**GIVEN INSTRUCTION:** Carry none of the pictures over; write out the complete data exactly.

**SUPPLIED DATA:**
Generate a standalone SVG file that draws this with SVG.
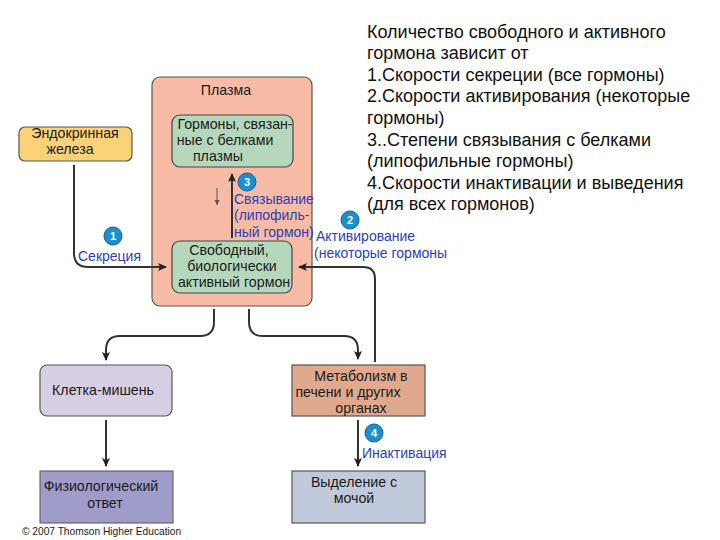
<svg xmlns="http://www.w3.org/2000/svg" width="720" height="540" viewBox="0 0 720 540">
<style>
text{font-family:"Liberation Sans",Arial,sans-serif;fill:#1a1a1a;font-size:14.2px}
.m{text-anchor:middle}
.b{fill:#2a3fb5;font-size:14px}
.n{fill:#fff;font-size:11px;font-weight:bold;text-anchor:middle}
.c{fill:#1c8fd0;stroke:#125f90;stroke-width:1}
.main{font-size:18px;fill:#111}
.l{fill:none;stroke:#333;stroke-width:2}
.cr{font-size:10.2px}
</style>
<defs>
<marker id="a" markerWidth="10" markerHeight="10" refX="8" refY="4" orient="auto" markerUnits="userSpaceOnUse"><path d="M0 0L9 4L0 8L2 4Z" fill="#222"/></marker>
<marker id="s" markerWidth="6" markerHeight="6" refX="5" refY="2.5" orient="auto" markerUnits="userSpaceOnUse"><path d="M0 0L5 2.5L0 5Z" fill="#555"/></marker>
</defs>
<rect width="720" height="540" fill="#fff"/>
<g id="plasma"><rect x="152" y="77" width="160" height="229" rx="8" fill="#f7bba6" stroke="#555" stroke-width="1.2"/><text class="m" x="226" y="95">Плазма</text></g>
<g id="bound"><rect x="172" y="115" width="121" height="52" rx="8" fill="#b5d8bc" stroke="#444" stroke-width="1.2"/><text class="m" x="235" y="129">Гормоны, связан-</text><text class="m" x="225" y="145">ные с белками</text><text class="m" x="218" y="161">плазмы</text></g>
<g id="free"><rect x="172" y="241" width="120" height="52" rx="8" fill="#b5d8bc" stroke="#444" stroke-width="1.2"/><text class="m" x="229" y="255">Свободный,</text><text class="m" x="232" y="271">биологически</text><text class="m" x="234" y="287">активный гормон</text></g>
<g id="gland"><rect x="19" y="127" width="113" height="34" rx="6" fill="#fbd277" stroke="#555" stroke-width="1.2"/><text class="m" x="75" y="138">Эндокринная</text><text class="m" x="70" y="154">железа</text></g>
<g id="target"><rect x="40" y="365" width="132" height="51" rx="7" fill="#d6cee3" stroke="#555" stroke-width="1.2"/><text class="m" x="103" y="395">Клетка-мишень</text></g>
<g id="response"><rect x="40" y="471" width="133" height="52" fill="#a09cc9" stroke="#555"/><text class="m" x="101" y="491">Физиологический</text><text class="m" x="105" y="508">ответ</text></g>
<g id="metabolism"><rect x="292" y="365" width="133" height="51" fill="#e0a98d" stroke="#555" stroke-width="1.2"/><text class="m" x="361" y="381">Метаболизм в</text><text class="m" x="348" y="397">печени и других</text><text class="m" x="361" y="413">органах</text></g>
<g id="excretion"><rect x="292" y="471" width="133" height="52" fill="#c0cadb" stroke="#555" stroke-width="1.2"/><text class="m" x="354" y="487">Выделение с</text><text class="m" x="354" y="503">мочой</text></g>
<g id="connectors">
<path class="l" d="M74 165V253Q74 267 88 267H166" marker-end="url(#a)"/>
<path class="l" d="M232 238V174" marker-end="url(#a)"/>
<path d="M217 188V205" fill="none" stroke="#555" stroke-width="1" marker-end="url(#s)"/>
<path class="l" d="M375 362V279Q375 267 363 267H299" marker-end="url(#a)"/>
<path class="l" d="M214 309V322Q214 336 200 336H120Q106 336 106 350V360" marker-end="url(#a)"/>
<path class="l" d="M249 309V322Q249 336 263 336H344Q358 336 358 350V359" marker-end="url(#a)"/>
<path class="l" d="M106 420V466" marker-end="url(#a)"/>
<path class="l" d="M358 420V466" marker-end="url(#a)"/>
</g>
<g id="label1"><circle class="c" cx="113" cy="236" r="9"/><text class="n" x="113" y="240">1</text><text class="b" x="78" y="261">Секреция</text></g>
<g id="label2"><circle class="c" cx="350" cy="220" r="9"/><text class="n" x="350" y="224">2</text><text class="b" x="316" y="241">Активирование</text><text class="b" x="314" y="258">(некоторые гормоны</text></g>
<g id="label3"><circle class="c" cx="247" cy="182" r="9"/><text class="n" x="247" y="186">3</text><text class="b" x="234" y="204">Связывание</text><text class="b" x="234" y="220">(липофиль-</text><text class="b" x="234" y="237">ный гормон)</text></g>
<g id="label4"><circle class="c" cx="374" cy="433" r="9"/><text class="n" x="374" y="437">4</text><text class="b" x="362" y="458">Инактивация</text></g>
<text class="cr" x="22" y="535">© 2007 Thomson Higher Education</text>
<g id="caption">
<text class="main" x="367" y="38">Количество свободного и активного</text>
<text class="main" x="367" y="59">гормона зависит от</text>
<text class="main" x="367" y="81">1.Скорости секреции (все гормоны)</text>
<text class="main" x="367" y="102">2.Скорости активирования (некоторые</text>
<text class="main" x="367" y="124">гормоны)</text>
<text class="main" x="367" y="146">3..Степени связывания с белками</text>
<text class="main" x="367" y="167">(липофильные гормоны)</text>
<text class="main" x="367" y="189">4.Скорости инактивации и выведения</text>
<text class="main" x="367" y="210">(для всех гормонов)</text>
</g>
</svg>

**EXERCISE SOLUTION:**
Generate a standalone SVG file that draws this with SVG.
<svg xmlns="http://www.w3.org/2000/svg" width="720" height="540" viewBox="0 0 720 540">
<style>
text{font-family:"Liberation Sans",Arial,sans-serif;fill:#1a1a1a;font-size:14.2px}
.m{text-anchor:middle}
.b{fill:#2a3fb5;font-size:14px}
.n{fill:#fff;font-size:11px;font-weight:bold;text-anchor:middle}
.c{fill:#1c8fd0;stroke:#125f90;stroke-width:1}
.main{font-size:18px;fill:#111}
.l{fill:none;stroke:#333;stroke-width:2}
.cr{font-size:10.2px}
</style>
<defs>
<marker id="a" markerWidth="10" markerHeight="10" refX="8" refY="4" orient="auto" markerUnits="userSpaceOnUse"><path d="M0 0L9 4L0 8L2 4Z" fill="#222"/></marker>
<marker id="s" markerWidth="6" markerHeight="6" refX="5" refY="2.5" orient="auto" markerUnits="userSpaceOnUse"><path d="M0 0L5 2.5L0 5Z" fill="#555"/></marker>
</defs>
<rect width="720" height="540" fill="#fff"/>
<g id="plasma"><rect x="152" y="77" width="160" height="229" rx="8" fill="#f7bba6" stroke="#555" stroke-width="1.2"/><text class="m" x="226" y="95">Плазма</text></g>
<g id="bound"><rect x="172" y="115" width="121" height="52" rx="8" fill="#b5d8bc" stroke="#444" stroke-width="1.2"/><text class="m" x="235" y="129">Гормоны, связан-</text><text class="m" x="225" y="145">ные с белками</text><text class="m" x="218" y="161">плазмы</text></g>
<g id="free"><rect x="172" y="241" width="120" height="52" rx="8" fill="#b5d8bc" stroke="#444" stroke-width="1.2"/><text class="m" x="229" y="255">Свободный,</text><text class="m" x="232" y="271">биологически</text><text class="m" x="234" y="287">активный гормон</text></g>
<g id="gland"><rect x="19" y="127" width="113" height="34" rx="6" fill="#fbd277" stroke="#555" stroke-width="1.2"/><text class="m" x="75" y="138">Эндокринная</text><text class="m" x="70" y="154">железа</text></g>
<g id="target"><rect x="40" y="365" width="132" height="51" rx="7" fill="#d6cee3" stroke="#555" stroke-width="1.2"/><text class="m" x="103" y="395">Клетка-мишень</text></g>
<g id="response"><rect x="40" y="471" width="133" height="52" fill="#a09cc9" stroke="#555"/><text class="m" x="101" y="491">Физиологический</text><text class="m" x="105" y="508">ответ</text></g>
<g id="metabolism"><rect x="292" y="365" width="133" height="51" fill="#e0a98d" stroke="#555" stroke-width="1.2"/><text class="m" x="361" y="381">Метаболизм в</text><text class="m" x="348" y="397">печени и других</text><text class="m" x="361" y="413">органах</text></g>
<g id="excretion"><rect x="292" y="471" width="133" height="52" fill="#c0cadb" stroke="#555" stroke-width="1.2"/><text class="m" x="354" y="487">Выделение с</text><text class="m" x="354" y="503">мочой</text></g>
<g id="connectors">
<path class="l" d="M74 165V253Q74 267 88 267H166" marker-end="url(#a)"/>
<path class="l" d="M232 238V174" marker-end="url(#a)"/>
<path d="M217 188V205" fill="none" stroke="#555" stroke-width="1" marker-end="url(#s)"/>
<path class="l" d="M375 362V279Q375 267 363 267H299" marker-end="url(#a)"/>
<path class="l" d="M214 309V322Q214 336 200 336H120Q106 336 106 350V360" marker-end="url(#a)"/>
<path class="l" d="M249 309V322Q249 336 263 336H344Q358 336 358 350V359" marker-end="url(#a)"/>
<path class="l" d="M106 420V466" marker-end="url(#a)"/>
<path class="l" d="M358 420V466" marker-end="url(#a)"/>
</g>
<g id="label1"><circle class="c" cx="113" cy="236" r="9"/><text class="n" x="113" y="240">1</text><text class="b" x="78" y="261">Секреция</text></g>
<g id="label2"><circle class="c" cx="350" cy="220" r="9"/><text class="n" x="350" y="224">2</text><text class="b" x="316" y="241">Активирование</text><text class="b" x="314" y="258">(некоторые гормоны</text></g>
<g id="label3"><circle class="c" cx="247" cy="182" r="9"/><text class="n" x="247" y="186">3</text><text class="b" x="234" y="204">Связывание</text><text class="b" x="234" y="220">(липофиль-</text><text class="b" x="234" y="237">ный гормон)</text></g>
<g id="label4"><circle class="c" cx="374" cy="433" r="9"/><text class="n" x="374" y="437">4</text><text class="b" x="362" y="458">Инактивация</text></g>
<text class="cr" x="22" y="535">© 2007 Thomson Higher Education</text>
<g id="caption">
<text class="main" x="367" y="38">Количество свободного и активного</text>
<text class="main" x="367" y="59">гормона зависит от</text>
<text class="main" x="367" y="81">1.Скорости секреции (все гормоны)</text>
<text class="main" x="367" y="102">2.Скорости активирования (некоторые</text>
<text class="main" x="367" y="124">гормоны)</text>
<text class="main" x="367" y="146">3..Степени связывания с белками</text>
<text class="main" x="367" y="167">(липофильные гормоны)</text>
<text class="main" x="367" y="189">4.Скорости инактивации и выведения</text>
<text class="main" x="367" y="210">(для всех гормонов)</text>
</g>
</svg>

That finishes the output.